Keep ST’s number’s in check – control the population size of an organism so that doesn’t increase too much

  • We need to keep kangaroo numbers in check so they don’t explode into plague proportions on this farm.

Off the top of your head – from memory

  • How many animals can you list off the top of your head?

Opportunistic – exploiting immediate opportunities, especially regardless of planning or principle

  • Dingoes are opportunistic predators that will eat anything they can.

Overpopulated – populated in excessively large numbers

  • The world may one day be overpopulated with people.

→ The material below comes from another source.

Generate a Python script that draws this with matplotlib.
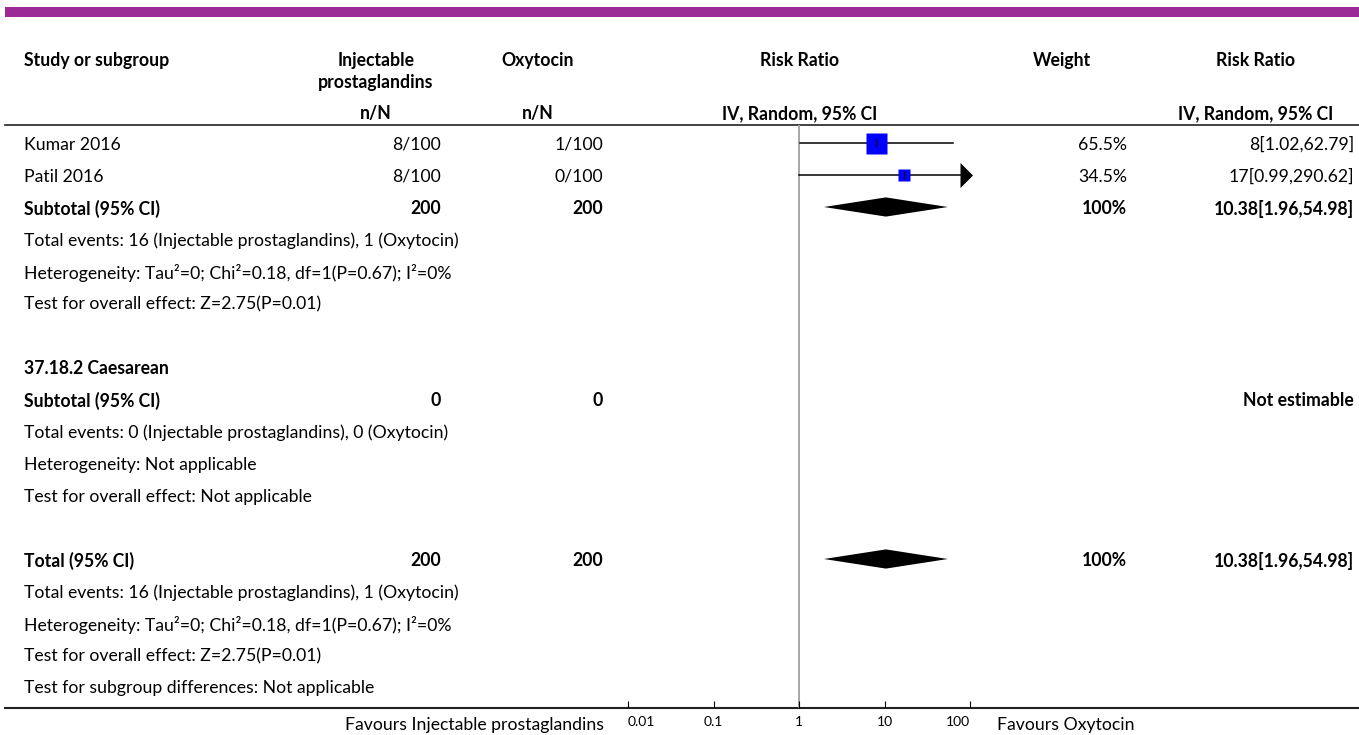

Phenomenal – amazing; astonishing; incredible

  • This kangaroo steak is phenomenal!

Plague proportions – numbers that are so high it’s considered a plague

  • If animals overpopulate, they can reach plague proportions.

Reckon – think; have the opinion of

  • What do you reckon?

Reintroduce ST – introduce ST again to a location, often an animal that previously existed their but went extinct locally

  • We want to reintroduce the native quoll into this area of Darwin.

Remove a big puzzle piece out of ST – remove a large and important part of the whole thing – he’s talking about taking an important part of nature (e.g. the crocodile) out of the environment

  • If you take sharks out of the environment you’re removing a big piece of the puzzle.

Shoot up – increase rapidly in number

  • The number of fish in this river has shot up!

Suburbia – the suburbs or their inhabitants viewed collectively

  • He lives in suburbia outside Melbourne.

To a degree – the amount, level, or extent to which ST happens or is present

  • I can tolerate heat to a degree, but I prefer the cold.

Trampled – tread on and crushed

  • The cattle escaped their paddock and trampled my flowers.

Utilise ST – use ST

  • We need to utilise the money we have to buy food.

What are your thoughts on ST? – what is your opinion of ST?; What do you think about ST?

  • What are your thoughts on culling crocs?

Wild instincts – an organism’s natural behaviours in the wild

  • The croc is an animal that runs on wild instincts.